══ Supplied data

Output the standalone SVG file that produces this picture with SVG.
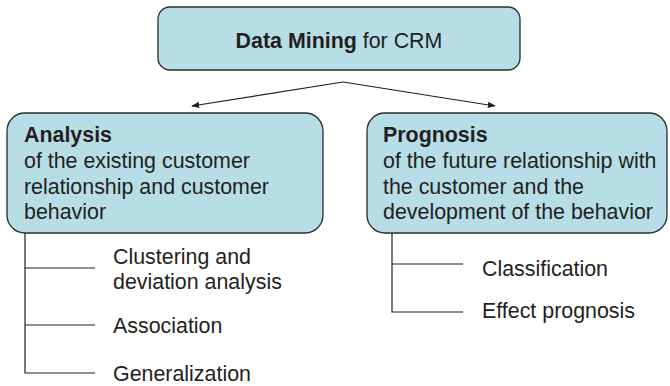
<svg xmlns="http://www.w3.org/2000/svg" width="670" height="386" viewBox="0 0 670 386">
<style>
.box{fill:#b7dde6;stroke:#2b2b2b;stroke-width:1.3}
.t{font-family:"Liberation Sans",Arial,sans-serif;font-size:21.4px;fill:#231f20}
.b{font-weight:bold}
.ln{stroke:#231f20;stroke-width:1.2;fill:none}
</style>
<defs>
<marker id="ah" viewBox="0 0 10 10" refX="9" refY="5" markerWidth="8" markerHeight="8" orient="auto" markerUnits="userSpaceOnUse">
<path d="M0,1 L10,5 L0,9 Z" fill="#231f20"/>
</marker>
</defs>
<g id="root">
<rect class="box" x="158" y="7" width="362" height="63" rx="12"/>
<text class="t" x="339" y="48" text-anchor="middle"><tspan class="b">Data Mining</tspan> for CRM</text>
</g>
<g id="analysis">
<rect class="box" x="7" y="113" width="316" height="120" rx="18"/>
<text class="t b" x="24" y="142">Analysis</text>
<text class="t" x="24" y="168">of the existing customer</text>
<text class="t" x="24" y="194">relationship and customer</text>
<text class="t" x="24" y="219">behavior</text>
</g>
<g id="prognosis">
<rect class="box" x="367" y="113" width="300" height="120" rx="18"/>
<text class="t b" x="383" y="142">Prognosis</text>
<text class="t" x="383" y="168">of the future relationship with</text>
<text class="t" x="383" y="194">the customer and the</text>
<text class="t" x="383" y="219">development of the behavior</text>
</g>
<g id="clustering"><text class="t" x="113" y="264">Clustering and</text><text class="t" x="113" y="289">deviation analysis</text></g>
<g id="association"><text class="t" x="113" y="333">Association</text></g>
<g id="generalization"><text class="t" x="113" y="381">Generalization</text></g>
<g id="classification"><text class="t" x="482" y="276">Classification</text></g>
<g id="effect"><text class="t" x="482" y="318">Effect prognosis</text></g>
<g id="connectors">
<line class="ln" x1="343" y1="82" x2="192" y2="106" marker-end="url(#ah)"/>
<line class="ln" x1="343" y1="82" x2="495" y2="106" marker-end="url(#ah)"/>
<polyline class="ln" points="25,233 25,373 95,373"/>
<line class="ln" x1="25" y1="268" x2="95" y2="268"/>
<line class="ln" x1="25" y1="325" x2="95" y2="325"/>
<polyline class="ln" points="392,233 392,312 463,312"/>
<line class="ln" x1="392" y1="264" x2="463" y2="264"/>
</g>
</svg>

════

Omit the pictures and give the material again, exactly and in full.

*The answer*.
Output the standalone SVG file that produces this picture with SVG.
<svg xmlns="http://www.w3.org/2000/svg" width="670" height="386" viewBox="0 0 670 386">
<style>
.box{fill:#b7dde6;stroke:#2b2b2b;stroke-width:1.3}
.t{font-family:"Liberation Sans",Arial,sans-serif;font-size:21.4px;fill:#231f20}
.b{font-weight:bold}
.ln{stroke:#231f20;stroke-width:1.2;fill:none}
</style>
<defs>
<marker id="ah" viewBox="0 0 10 10" refX="9" refY="5" markerWidth="8" markerHeight="8" orient="auto" markerUnits="userSpaceOnUse">
<path d="M0,1 L10,5 L0,9 Z" fill="#231f20"/>
</marker>
</defs>
<g id="root">
<rect class="box" x="158" y="7" width="362" height="63" rx="12"/>
<text class="t" x="339" y="48" text-anchor="middle"><tspan class="b">Data Mining</tspan> for CRM</text>
</g>
<g id="analysis">
<rect class="box" x="7" y="113" width="316" height="120" rx="18"/>
<text class="t b" x="24" y="142">Analysis</text>
<text class="t" x="24" y="168">of the existing customer</text>
<text class="t" x="24" y="194">relationship and customer</text>
<text class="t" x="24" y="219">behavior</text>
</g>
<g id="prognosis">
<rect class="box" x="367" y="113" width="300" height="120" rx="18"/>
<text class="t b" x="383" y="142">Prognosis</text>
<text class="t" x="383" y="168">of the future relationship with</text>
<text class="t" x="383" y="194">the customer and the</text>
<text class="t" x="383" y="219">development of the behavior</text>
</g>
<g id="clustering"><text class="t" x="113" y="264">Clustering and</text><text class="t" x="113" y="289">deviation analysis</text></g>
<g id="association"><text class="t" x="113" y="333">Association</text></g>
<g id="generalization"><text class="t" x="113" y="381">Generalization</text></g>
<g id="classification"><text class="t" x="482" y="276">Classification</text></g>
<g id="effect"><text class="t" x="482" y="318">Effect prognosis</text></g>
<g id="connectors">
<line class="ln" x1="343" y1="82" x2="192" y2="106" marker-end="url(#ah)"/>
<line class="ln" x1="343" y1="82" x2="495" y2="106" marker-end="url(#ah)"/>
<polyline class="ln" points="25,233 25,373 95,373"/>
<line class="ln" x1="25" y1="268" x2="95" y2="268"/>
<line class="ln" x1="25" y1="325" x2="95" y2="325"/>
<polyline class="ln" points="392,233 392,312 463,312"/>
<line class="ln" x1="392" y1="264" x2="463" y2="264"/>
</g>
</svg>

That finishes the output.